La nationalité, le dernier poème publié sur le web par Farah Chamma, a fait des émules. Il a été largement diffusé en à peine trois jours. Il compte depuis sa publication sur Youtube, le 4 janvier, plus de 300 000 vues.
La poétesse de la toile s’en étonne. A 19 ans à peine, la jeune palestinienne jongle entre les études et la prose. Elle a la sincérité de l’enfant et la clairvoyance du sage. Elle énonce sans jugement, avec justesse. Même si les grands noms l’inspirent : Tamim Al Barghouti, Hisham El Khajj, Mahmoud Darwich, son quotidien fait sa plume. « Autour de moi, beaucoup obtiennent des nationalités étrangères, à croire que tous les arabes cherchent à détenir des papiers étrangers. C’est ce phénomène que j’ai voulu aborder avec mon poème »réplique-elle aux questions lancées sur Skype.
« Je ne fais pas de la publicité pour le Brésil » ironise la jeune étudiante installée dans le salon familial à Dubaï. Son poème La nationalité est à prendre au second degré. Ne lui demandez plus la démarche à suivre pour que le Brésil vous adopte. Farah n’a pas été naturalisée, même si les liens qu’elle entretient avec le Brésil sont bien réels. A 13 ans, Farah commence à écrire dans le cocon de l’intimité adolescente. Elle cumule à 15 ans déjà, près de 200 ans poèmes et intègre The Poeticians, un cercle de poètes à Abou Dabi aux Émirats Arabes Unis, son pays de naissance et de résidence.
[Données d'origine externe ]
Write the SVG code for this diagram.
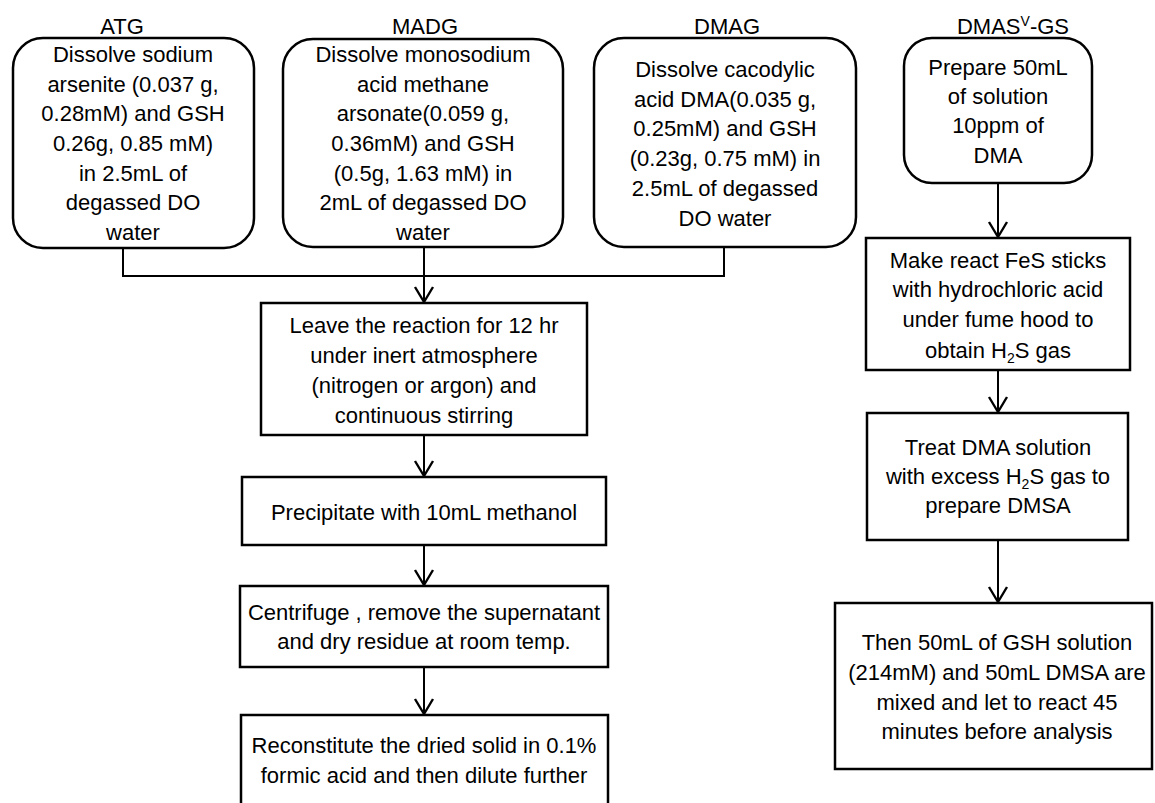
<svg xmlns="http://www.w3.org/2000/svg" width="1155" height="803" viewBox="0 0 1155 803">
<style>
.box{fill:#fff;stroke:#000;stroke-width:2.5}
.t{font-family:"Liberation Sans",Arial,sans-serif;font-size:22px;fill:#000;text-anchor:middle}
.c{fill:none;stroke:#000;stroke-width:2}
.sub{font-size:14px}
</style>
<defs>
<marker id="ah" markerUnits="userSpaceOnUse" markerWidth="24" markerHeight="24" refX="16" refY="10" orient="auto" viewBox="-2 -2 24 24" overflow="visible">
<path d="M1,1 L16,10 L1,19" fill="none" stroke="#000" stroke-width="2.4"/>
</marker>
</defs>
<rect width="1155" height="803" fill="#fff"/>
<g id="labels">
<text class="t" x="122" y="34">ATG</text>
<text class="t" x="425" y="34">MADG</text>
<text class="t" x="727" y="34">DMAG</text>
<text class="t" x="1013" y="34">DMAS<tspan class="sub" dy="-8">V</tspan><tspan dy="8">-GS</tspan></text>
</g>
<g id="connectors">
<polyline class="c" points="123,248 123,276 724,276 724,247"/>
<line class="c" x1="424" y1="247" x2="424" y2="276"/>
<line class="c" x1="424" y1="276" x2="424" y2="302" stroke-width="3" marker-end="url(#ah)"/>
<line class="c" x1="424" y1="435" x2="424" y2="476" marker-end="url(#ah)"/>
<line class="c" x1="424" y1="545" x2="424" y2="585" marker-end="url(#ah)"/>
<line class="c" x1="424" y1="667" x2="424" y2="714" marker-end="url(#ah)"/>
<line class="c" x1="998" y1="183" x2="998" y2="237" marker-end="url(#ah)"/>
<line class="c" x1="998" y1="370" x2="998" y2="412" marker-end="url(#ah)"/>
<line class="c" x1="998" y1="540" x2="998" y2="602" marker-end="url(#ah)"/>
</g>
<g id="atg">
<rect class="box" x="13" y="38" width="241" height="210" rx="30"/>
<text class="t"><tspan x="133" y="62">Dissolve sodium</tspan><tspan x="133" y="92">arsenite (0.037 g,</tspan><tspan x="133" y="121">0.28mM) and GSH</tspan><tspan x="133" y="151">0.26g, 0.85 mM)</tspan><tspan x="133" y="181">in 2.5mL of</tspan><tspan x="133" y="210">degassed DO</tspan><tspan x="133" y="240">water</tspan></text>
</g>
<g id="madg">
<rect class="box" x="283" y="39" width="280" height="208" rx="30"/>
<text class="t"><tspan x="423" y="62">Dissolve monosodium</tspan><tspan x="423" y="92">acid methane</tspan><tspan x="423" y="121">arsonate(0.059 g,</tspan><tspan x="423" y="151">0.36mM) and GSH</tspan><tspan x="423" y="181">(0.5g, 1.63 mM) in</tspan><tspan x="423" y="210">2mL of degassed DO</tspan><tspan x="423" y="240">water</tspan></text>
</g>
<g id="dmag">
<rect class="box" x="594" y="38" width="262" height="209" rx="30"/>
<text class="t"><tspan x="725" y="77">Dissolve cacodylic</tspan><tspan x="725" y="107">acid DMA(0.035 g,</tspan><tspan x="725" y="136">0.25mM) and GSH</tspan><tspan x="725" y="166">(0.23g, 0.75  mM) in</tspan><tspan x="725" y="196">2.5mL of  degassed</tspan><tspan x="725" y="226">DO water</tspan></text>
</g>
<g id="dmas">
<rect class="box" x="904" y="38" width="188" height="145" rx="28"/>
<text class="t"><tspan x="998" y="75">Prepare 50mL</tspan><tspan x="998" y="104">of solution</tspan><tspan x="998" y="133">10ppm of</tspan><tspan x="998" y="163">DMA</tspan></text>
</g>
<g id="leave">
<rect class="box" x="261" y="303" width="326" height="132"/>
<text class="t"><tspan x="424" y="333">Leave the reaction for 12 hr</tspan><tspan x="424" y="363">under inert atmosphere</tspan><tspan x="424" y="393">(nitrogen or argon) and</tspan><tspan x="424" y="423">continuous stirring</tspan></text>
</g>
<g id="precip">
<rect class="box" x="242" y="477" width="364" height="68"/>
<text class="t" x="424" y="520">Precipitate with 10mL methanol</text>
</g>
<g id="centrifuge">
<rect class="box" x="240" y="586" width="368" height="81"/>
<text class="t"><tspan x="424" y="620">Centrifuge , remove the supernatant</tspan><tspan x="424" y="649">and dry residue at room temp.</tspan></text>
</g>
<g id="reconstitute">
<rect class="box" x="241" y="715" width="367" height="100"/>
<text class="t"><tspan x="424" y="753">Reconstitute the dried solid in 0.1%</tspan><tspan x="424" y="783">formic acid  and then dilute further</tspan></text>
</g>
<g id="fes">
<rect class="box" x="866" y="238" width="264" height="132"/>
<text class="t"><tspan x="998" y="268">Make react FeS sticks</tspan><tspan x="998" y="297">with hydrochloric acid</tspan><tspan x="998" y="327">under fume hood to</tspan><tspan x="998" y="358">obtain H<tspan class="sub" dy="5">2</tspan><tspan dy="-5">S gas</tspan></tspan></text>
</g>
<g id="treat">
<rect class="box" x="867" y="413" width="261" height="127"/>
<text class="t"><tspan x="998" y="455">Treat DMA solution</tspan><tspan x="998" y="484">with excess H<tspan class="sub" dy="5">2</tspan><tspan dy="-5">S gas to</tspan></tspan><tspan x="998" y="513">prepare DMSA</tspan></text>
</g>
<g id="then">
<rect class="box" x="835" y="603" width="317" height="166"/>
<text class="t"><tspan x="997" y="650">Then 50mL of GSH solution</tspan><tspan x="997" y="680">(214mM) and 50mL DMSA are</tspan><tspan x="997" y="710">mixed and let to react 45</tspan><tspan x="997" y="739">minutes before analysis</tspan></text>
</g>
</svg>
Déterminée, elle s’essaye à la récitation parmi des poètes d’un autre âge. « Les premières fois où j’ai lu mes poèmes je tremblais. Au début, ma poésie n’était pas faite pour un public. Grande est la différence entre la poésie écrite pour être lue et celle faite pour être déclamée », s’exclame-elle. Finalement, se confronter à un public et à la critique la pousse à se surpasser. Elle compose avec de nouvelles matières et ses sujets, de l’échange se diversifient. Mais toujours, deux caractéristiques de son identité (arabe et palestinienne) lui collent à la peau et se dévoilent entre les lignes, immanquablement.
« J’aime écrire sur la Palestine, mais il ne faut pas tomber dans le piège de n’écrire que sur ce thème, j’en suis bien consciente », assure Farah, qui vient d’achever un poème sur le voile et un autre sur la censure. Ses écrits engagés posent un regard malicieux sur les sociétés arabes. Furtive introspection. Elle poursuit son auto-critique et reconnait écrire de manière très directe, que dans les vers sa pensée soit limpide. Pour le coup, elle se lance un joli défi ! S’essayer à une poésie indirecte, celle qui se décortique et dont le sens n’apparaît qu’en filigrane.
Farah prend plaisir à écrire sans omettre son lecteur. Sa recherche thématique et stylistique est profonde. Nationalité, multiples identités, exil… Les thèmes traditionnels sont jonchés de son vécu, car « la poésie est une expression personnelle, une chose qu’on vit et qu’on éprouve tous les jours » confie-t-elle avec un grand sourire.
Polyglotte qui plus est. Elle ne cesse d’impressionner. Elle écrit en anglais, arabe, français et portugais. Très à l’aise dans la langue de Shakespeare, elle s’est récemment tournée vers l’arabe. « Il m’est apparu paradoxal d’écrire en anglais à propos de ces thèmes », se justifie la poétesse. Elle s’essaye en douceur aux autres idiomes car « le public est plus sensible aux mots dans sa propre langue » admet-elle avant d’ajouter « c’est intéressant de jouer avec les mots et les langues et j’aime l’idée de communiquer avec des poèmes partout dans le monde ».
Farah développe sa poésie en parallèle de ses études en sciences sociales. Elle promet de futurs collaborations avec des artistes marocains ou français et un nouveau poème sur vidéo très bientôt… Du thème et des effluves, elle en a le secret.